__AIM__. Reproduce the data below in full and exclude every picture.

▬▬▬▬▬▬

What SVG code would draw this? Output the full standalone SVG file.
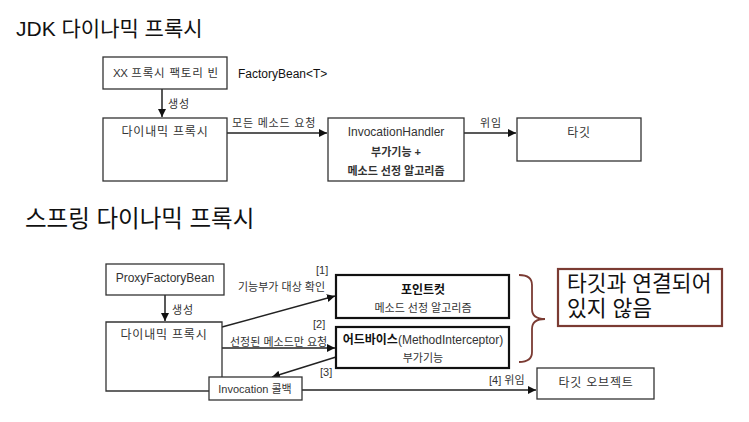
<svg xmlns="http://www.w3.org/2000/svg" width="749" height="422" viewBox="0 0 749 422">
<defs>
<style>
text{font-family:"Liberation Sans","Noto Sans CJK KR",sans-serif;fill:#333;}
.title{font-size:21px;fill:#111;}
.s{font-size:11px;}
.m{font-size:12px;}
.k{letter-spacing:0.8px;}
.b{font-weight:bold;}
.c{text-anchor:middle;}
.box{fill:#fff;stroke:#333;stroke-width:1.3;}
.thick{fill:#fff;stroke:#111;stroke-width:2.2;}
.ln{stroke:#222;stroke-width:1.5;fill:none;}
.note{fill:#fff;stroke:#7b3b33;stroke-width:2.2;}
.big{font-size:21.5px;fill:#111;}
</style>
<marker id="ah" viewBox="0 0 10 10" refX="10" refY="5" markerWidth="8" markerHeight="8" orient="auto" markerUnits="userSpaceOnUse">
<path d="M0,0 L10,5 L0,10 z" fill="#111"/>
</marker>
</defs>
<rect width="749" height="422" fill="#fff"/>
<text class="title" x="16" y="36">JDK 다이나믹 프록시</text>
<text class="title" x="25" y="227" style="font-size:23.5px">스프링 다이나믹 프록시</text>

<g id="connectors">
<line class="ln" x1="162" y1="89" x2="162" y2="117" marker-end="url(#ah)"/>
<text class="s k" x="168" y="108">생성</text>
<line class="ln" x1="227" y1="133" x2="327" y2="133" marker-end="url(#ah)"/>
<text class="s k" x="232" y="127">모든 메소드 요청</text>
<line class="ln" x1="464" y1="133" x2="516" y2="133" marker-end="url(#ah)"/>
<text class="s k" x="480" y="127">위임</text>

<line class="ln" x1="165" y1="295" x2="165" y2="321" marker-end="url(#ah)"/>
<text class="s k" x="172" y="314">생성</text>
<line class="ln" x1="222" y1="327" x2="335" y2="296" marker-end="url(#ah)"/>
<text class="s" x="316" y="274">[1]</text>
<text class="s" x="238" y="291">기능부가 대상 확인</text>
<line class="ln" x1="222" y1="348" x2="335" y2="348" marker-end="url(#ah)"/>
<text class="s" x="313" y="328">[2]</text>
<text class="s" x="230" y="346">선정된 메소드만 요청</text>
<line class="ln" x1="336" y1="357" x2="272" y2="377" marker-end="url(#ah)"/>
<text class="s" x="320" y="376">[3]</text>
<line class="ln" x1="302" y1="390" x2="536" y2="390" marker-end="url(#ah)"/>
<text class="s" x="489" y="384">[4] 위임</text>
</g>

<g id="xx-factory">
<rect class="box" x="103" y="57" width="124" height="32"/>
<text class="s c" x="166" y="77" style="font-size:11.5px"><tspan style="letter-spacing:-0.5px">XX</tspan><tspan class="k"> 프록시 팩토리 빈</tspan></text>
</g>
<text class="m" x="238" y="78" style="fill:#111">FactoryBean&lt;T&gt;</text>
<g id="jdk-proxy">
<rect class="box" x="103" y="118" width="124" height="63"/>
<text class="m c k" x="165" y="136">다이내믹 프록시</text>
</g>
<g id="invocation-handler">
<rect class="box" x="328" y="118" width="136" height="63"/>
<text class="m c" x="396" y="136">InvocationHandler</text>
<text class="s c b" x="396" y="156">부가기능 +</text>
<text class="s c b" x="396" y="175">메소드 선정 알고리즘</text>
</g>
<g id="target">
<rect class="box" x="517" y="118" width="124" height="43"/>
<text class="m c k" x="579" y="137">타깃</text>
</g>

<g id="proxy-factory-bean">
<rect class="box" x="106" y="264" width="118" height="31"/>
<text class="m c" x="165" y="282">ProxyFactoryBean</text>
</g>
<g id="spring-proxy">
<path class="box" d="M209,391 L106,391 L106,322 L222,322 L222,377" fill="none"/>
<text class="m c k" x="164" y="339">다이내믹 프록시</text>
</g>
<g id="invocation-callback">
<rect class="box" x="209" y="377" width="93" height="23"/>
<text class="s c" x="255" y="393">Invocation 콜백</text>
</g>
<g id="pointcut">
<rect class="thick" x="336" y="275" width="173" height="43"/>
<text class="m c b" x="423" y="294" style="fill:#111">포인트컷</text>
<text class="s c" x="423" y="312">메소드 선정 알고리즘</text>
</g>
<g id="advice">
<rect class="thick" x="336" y="327" width="173" height="41"/>
<text class="m c" x="423" y="344"><tspan class="b" style="fill:#111">어드바이스</tspan>(MethodInterceptor)</text>
<text class="s c" x="423" y="362">부가기능</text>
</g>
<g id="target-object">
<rect class="box" x="537" y="368" width="117" height="31"/>
<text class="m c k" x="596" y="387">타깃 오브젝트</text>
</g>
<g id="brace">
<path d="M519,275 Q532,275 532,285 L532,309 Q532,319 545,319 Q532,319 532,329 L532,352 Q532,362 519,362" fill="none" stroke="#7b3b33" stroke-width="1.8"/>
</g>
<g id="note">
<rect class="note" x="558" y="269" width="164" height="57"/>
<text class="big" x="567" y="291">타깃과 연결되어</text>
<text class="big" x="567" y="316">있지 않음</text>
</g>
</svg>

▬▬▬▬▬▬

__TASK SOLUTION__.
What SVG code would draw this? Output the full standalone SVG file.
<svg xmlns="http://www.w3.org/2000/svg" width="749" height="422" viewBox="0 0 749 422">
<defs>
<style>
text{font-family:"Liberation Sans","Noto Sans CJK KR",sans-serif;fill:#333;}
.title{font-size:21px;fill:#111;}
.s{font-size:11px;}
.m{font-size:12px;}
.k{letter-spacing:0.8px;}
.b{font-weight:bold;}
.c{text-anchor:middle;}
.box{fill:#fff;stroke:#333;stroke-width:1.3;}
.thick{fill:#fff;stroke:#111;stroke-width:2.2;}
.ln{stroke:#222;stroke-width:1.5;fill:none;}
.note{fill:#fff;stroke:#7b3b33;stroke-width:2.2;}
.big{font-size:21.5px;fill:#111;}
</style>
<marker id="ah" viewBox="0 0 10 10" refX="10" refY="5" markerWidth="8" markerHeight="8" orient="auto" markerUnits="userSpaceOnUse">
<path d="M0,0 L10,5 L0,10 z" fill="#111"/>
</marker>
</defs>
<rect width="749" height="422" fill="#fff"/>
<text class="title" x="16" y="36">JDK 다이나믹 프록시</text>
<text class="title" x="25" y="227" style="font-size:23.5px">스프링 다이나믹 프록시</text>

<g id="connectors">
<line class="ln" x1="162" y1="89" x2="162" y2="117" marker-end="url(#ah)"/>
<text class="s k" x="168" y="108">생성</text>
<line class="ln" x1="227" y1="133" x2="327" y2="133" marker-end="url(#ah)"/>
<text class="s k" x="232" y="127">모든 메소드 요청</text>
<line class="ln" x1="464" y1="133" x2="516" y2="133" marker-end="url(#ah)"/>
<text class="s k" x="480" y="127">위임</text>

<line class="ln" x1="165" y1="295" x2="165" y2="321" marker-end="url(#ah)"/>
<text class="s k" x="172" y="314">생성</text>
<line class="ln" x1="222" y1="327" x2="335" y2="296" marker-end="url(#ah)"/>
<text class="s" x="316" y="274">[1]</text>
<text class="s" x="238" y="291">기능부가 대상 확인</text>
<line class="ln" x1="222" y1="348" x2="335" y2="348" marker-end="url(#ah)"/>
<text class="s" x="313" y="328">[2]</text>
<text class="s" x="230" y="346">선정된 메소드만 요청</text>
<line class="ln" x1="336" y1="357" x2="272" y2="377" marker-end="url(#ah)"/>
<text class="s" x="320" y="376">[3]</text>
<line class="ln" x1="302" y1="390" x2="536" y2="390" marker-end="url(#ah)"/>
<text class="s" x="489" y="384">[4] 위임</text>
</g>

<g id="xx-factory">
<rect class="box" x="103" y="57" width="124" height="32"/>
<text class="s c" x="166" y="77" style="font-size:11.5px"><tspan style="letter-spacing:-0.5px">XX</tspan><tspan class="k"> 프록시 팩토리 빈</tspan></text>
</g>
<text class="m" x="238" y="78" style="fill:#111">FactoryBean&lt;T&gt;</text>
<g id="jdk-proxy">
<rect class="box" x="103" y="118" width="124" height="63"/>
<text class="m c k" x="165" y="136">다이내믹 프록시</text>
</g>
<g id="invocation-handler">
<rect class="box" x="328" y="118" width="136" height="63"/>
<text class="m c" x="396" y="136">InvocationHandler</text>
<text class="s c b" x="396" y="156">부가기능 +</text>
<text class="s c b" x="396" y="175">메소드 선정 알고리즘</text>
</g>
<g id="target">
<rect class="box" x="517" y="118" width="124" height="43"/>
<text class="m c k" x="579" y="137">타깃</text>
</g>

<g id="proxy-factory-bean">
<rect class="box" x="106" y="264" width="118" height="31"/>
<text class="m c" x="165" y="282">ProxyFactoryBean</text>
</g>
<g id="spring-proxy">
<path class="box" d="M209,391 L106,391 L106,322 L222,322 L222,377" fill="none"/>
<text class="m c k" x="164" y="339">다이내믹 프록시</text>
</g>
<g id="invocation-callback">
<rect class="box" x="209" y="377" width="93" height="23"/>
<text class="s c" x="255" y="393">Invocation 콜백</text>
</g>
<g id="pointcut">
<rect class="thick" x="336" y="275" width="173" height="43"/>
<text class="m c b" x="423" y="294" style="fill:#111">포인트컷</text>
<text class="s c" x="423" y="312">메소드 선정 알고리즘</text>
</g>
<g id="advice">
<rect class="thick" x="336" y="327" width="173" height="41"/>
<text class="m c" x="423" y="344"><tspan class="b" style="fill:#111">어드바이스</tspan>(MethodInterceptor)</text>
<text class="s c" x="423" y="362">부가기능</text>
</g>
<g id="target-object">
<rect class="box" x="537" y="368" width="117" height="31"/>
<text class="m c k" x="596" y="387">타깃 오브젝트</text>
</g>
<g id="brace">
<path d="M519,275 Q532,275 532,285 L532,309 Q532,319 545,319 Q532,319 532,329 L532,352 Q532,362 519,362" fill="none" stroke="#7b3b33" stroke-width="1.8"/>
</g>
<g id="note">
<rect class="note" x="558" y="269" width="164" height="57"/>
<text class="big" x="567" y="291">타깃과 연결되어</text>
<text class="big" x="567" y="316">있지 않음</text>
</g>
</svg>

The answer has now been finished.